* **Short task**
Set the lines down again exactly, first line through the line that contains "import plotly.graph_objects as go", with no pictures.
+ + + + +
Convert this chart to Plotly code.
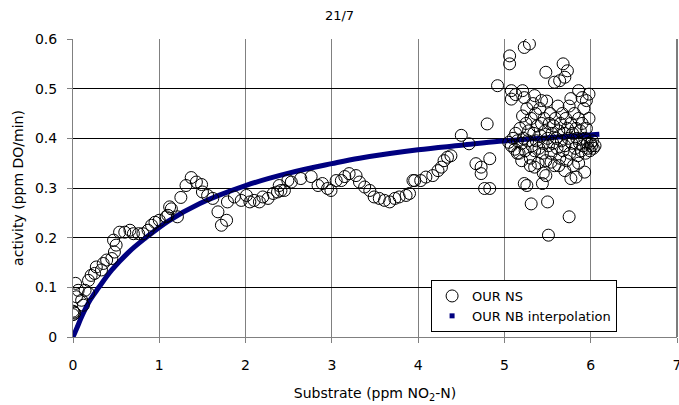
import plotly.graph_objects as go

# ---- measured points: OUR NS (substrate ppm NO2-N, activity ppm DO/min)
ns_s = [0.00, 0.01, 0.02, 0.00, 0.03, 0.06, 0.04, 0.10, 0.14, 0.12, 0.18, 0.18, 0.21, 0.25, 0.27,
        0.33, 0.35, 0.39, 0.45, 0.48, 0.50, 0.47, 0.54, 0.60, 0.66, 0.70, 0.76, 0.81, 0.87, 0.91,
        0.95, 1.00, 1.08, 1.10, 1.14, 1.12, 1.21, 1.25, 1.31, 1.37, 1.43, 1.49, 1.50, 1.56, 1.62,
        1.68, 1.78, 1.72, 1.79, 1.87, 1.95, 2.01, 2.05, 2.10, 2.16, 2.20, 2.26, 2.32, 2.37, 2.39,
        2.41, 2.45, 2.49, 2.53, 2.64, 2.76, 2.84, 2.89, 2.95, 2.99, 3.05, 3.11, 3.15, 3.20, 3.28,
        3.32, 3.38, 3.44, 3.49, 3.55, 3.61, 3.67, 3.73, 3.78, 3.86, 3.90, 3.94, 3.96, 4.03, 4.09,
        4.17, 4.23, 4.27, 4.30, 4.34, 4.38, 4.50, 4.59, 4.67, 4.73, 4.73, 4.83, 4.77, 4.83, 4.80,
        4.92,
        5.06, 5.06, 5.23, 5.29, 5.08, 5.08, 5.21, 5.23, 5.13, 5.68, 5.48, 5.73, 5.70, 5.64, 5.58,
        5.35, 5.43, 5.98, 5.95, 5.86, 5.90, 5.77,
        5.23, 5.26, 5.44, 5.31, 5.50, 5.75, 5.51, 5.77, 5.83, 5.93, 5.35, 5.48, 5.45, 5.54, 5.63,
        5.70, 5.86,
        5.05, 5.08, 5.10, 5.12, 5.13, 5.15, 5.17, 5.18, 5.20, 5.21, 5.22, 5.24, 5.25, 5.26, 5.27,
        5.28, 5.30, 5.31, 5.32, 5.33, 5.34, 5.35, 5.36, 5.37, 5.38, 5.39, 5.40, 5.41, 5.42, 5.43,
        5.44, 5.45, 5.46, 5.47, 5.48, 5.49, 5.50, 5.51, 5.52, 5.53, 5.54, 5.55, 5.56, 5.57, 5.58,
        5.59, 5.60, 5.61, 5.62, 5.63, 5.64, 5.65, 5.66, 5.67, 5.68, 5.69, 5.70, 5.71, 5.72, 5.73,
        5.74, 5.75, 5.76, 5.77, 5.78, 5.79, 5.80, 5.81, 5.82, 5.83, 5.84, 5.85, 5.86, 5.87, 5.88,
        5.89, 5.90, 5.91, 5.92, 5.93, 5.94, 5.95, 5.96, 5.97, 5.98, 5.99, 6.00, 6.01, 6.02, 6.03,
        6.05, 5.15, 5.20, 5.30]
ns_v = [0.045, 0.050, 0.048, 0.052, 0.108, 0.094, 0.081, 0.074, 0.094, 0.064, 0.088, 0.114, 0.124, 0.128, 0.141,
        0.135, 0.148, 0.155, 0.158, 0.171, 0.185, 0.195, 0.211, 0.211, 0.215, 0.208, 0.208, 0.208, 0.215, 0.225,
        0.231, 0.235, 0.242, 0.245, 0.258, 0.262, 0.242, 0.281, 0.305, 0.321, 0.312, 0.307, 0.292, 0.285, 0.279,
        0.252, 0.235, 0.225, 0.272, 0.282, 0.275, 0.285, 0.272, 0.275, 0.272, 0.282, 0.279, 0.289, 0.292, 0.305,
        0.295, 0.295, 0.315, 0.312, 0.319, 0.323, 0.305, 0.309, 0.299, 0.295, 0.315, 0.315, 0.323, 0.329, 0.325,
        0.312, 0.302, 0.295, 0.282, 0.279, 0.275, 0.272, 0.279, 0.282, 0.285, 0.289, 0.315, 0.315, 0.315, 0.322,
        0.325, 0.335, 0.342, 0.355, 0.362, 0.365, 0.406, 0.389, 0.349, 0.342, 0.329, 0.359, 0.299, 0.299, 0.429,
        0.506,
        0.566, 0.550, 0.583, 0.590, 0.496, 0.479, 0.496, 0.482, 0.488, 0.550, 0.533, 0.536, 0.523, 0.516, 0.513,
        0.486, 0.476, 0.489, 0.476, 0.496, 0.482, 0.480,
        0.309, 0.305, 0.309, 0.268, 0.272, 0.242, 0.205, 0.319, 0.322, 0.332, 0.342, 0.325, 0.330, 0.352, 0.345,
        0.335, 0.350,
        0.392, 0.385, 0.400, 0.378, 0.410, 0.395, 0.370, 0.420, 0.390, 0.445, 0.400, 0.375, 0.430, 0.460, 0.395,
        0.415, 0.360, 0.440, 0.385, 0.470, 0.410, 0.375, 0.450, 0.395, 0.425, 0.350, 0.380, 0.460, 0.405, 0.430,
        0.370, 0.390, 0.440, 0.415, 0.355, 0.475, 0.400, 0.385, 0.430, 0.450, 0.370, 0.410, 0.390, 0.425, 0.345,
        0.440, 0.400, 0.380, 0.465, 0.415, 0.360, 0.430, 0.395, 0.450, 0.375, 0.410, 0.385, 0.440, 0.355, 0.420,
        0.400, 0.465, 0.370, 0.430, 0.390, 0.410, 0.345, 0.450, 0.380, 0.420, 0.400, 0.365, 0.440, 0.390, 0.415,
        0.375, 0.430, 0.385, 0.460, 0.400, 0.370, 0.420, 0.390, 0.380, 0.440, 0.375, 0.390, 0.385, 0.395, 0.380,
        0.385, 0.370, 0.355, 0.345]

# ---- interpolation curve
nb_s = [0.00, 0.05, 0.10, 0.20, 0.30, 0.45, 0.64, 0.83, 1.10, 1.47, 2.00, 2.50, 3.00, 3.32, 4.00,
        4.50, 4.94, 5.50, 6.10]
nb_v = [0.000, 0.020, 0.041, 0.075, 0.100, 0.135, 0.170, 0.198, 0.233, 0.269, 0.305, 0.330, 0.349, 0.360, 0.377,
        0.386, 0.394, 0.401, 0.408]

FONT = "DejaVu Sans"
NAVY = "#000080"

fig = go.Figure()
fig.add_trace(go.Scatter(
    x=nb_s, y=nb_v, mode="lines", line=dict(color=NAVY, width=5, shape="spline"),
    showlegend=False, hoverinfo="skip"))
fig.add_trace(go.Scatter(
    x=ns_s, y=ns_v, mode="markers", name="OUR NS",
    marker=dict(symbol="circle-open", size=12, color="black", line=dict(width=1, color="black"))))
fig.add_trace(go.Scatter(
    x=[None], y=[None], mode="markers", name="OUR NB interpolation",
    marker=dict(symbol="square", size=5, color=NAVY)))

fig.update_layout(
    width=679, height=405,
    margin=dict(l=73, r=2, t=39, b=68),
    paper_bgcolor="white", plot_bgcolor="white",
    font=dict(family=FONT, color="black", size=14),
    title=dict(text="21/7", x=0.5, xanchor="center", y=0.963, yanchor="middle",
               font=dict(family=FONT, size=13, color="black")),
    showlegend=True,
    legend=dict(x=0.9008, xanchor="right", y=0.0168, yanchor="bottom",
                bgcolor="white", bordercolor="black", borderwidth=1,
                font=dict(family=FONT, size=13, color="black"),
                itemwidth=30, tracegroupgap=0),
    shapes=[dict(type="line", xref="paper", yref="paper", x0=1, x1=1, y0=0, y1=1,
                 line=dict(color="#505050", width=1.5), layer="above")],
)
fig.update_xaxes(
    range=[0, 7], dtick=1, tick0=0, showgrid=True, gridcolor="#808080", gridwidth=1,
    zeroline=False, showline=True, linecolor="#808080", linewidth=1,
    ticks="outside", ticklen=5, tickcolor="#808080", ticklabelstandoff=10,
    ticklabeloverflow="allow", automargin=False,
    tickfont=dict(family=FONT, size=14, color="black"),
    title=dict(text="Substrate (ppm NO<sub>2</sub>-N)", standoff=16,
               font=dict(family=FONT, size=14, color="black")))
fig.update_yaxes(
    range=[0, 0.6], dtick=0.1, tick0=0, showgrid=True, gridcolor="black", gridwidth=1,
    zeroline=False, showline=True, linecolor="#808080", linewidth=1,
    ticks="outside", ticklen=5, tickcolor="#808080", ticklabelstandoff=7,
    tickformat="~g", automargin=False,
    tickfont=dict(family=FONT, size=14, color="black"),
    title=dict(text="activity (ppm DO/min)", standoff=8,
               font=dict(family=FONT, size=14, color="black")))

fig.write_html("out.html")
+ + + + +
* **Written response**
Convert this chart to Plotly code.
import plotly.graph_objects as go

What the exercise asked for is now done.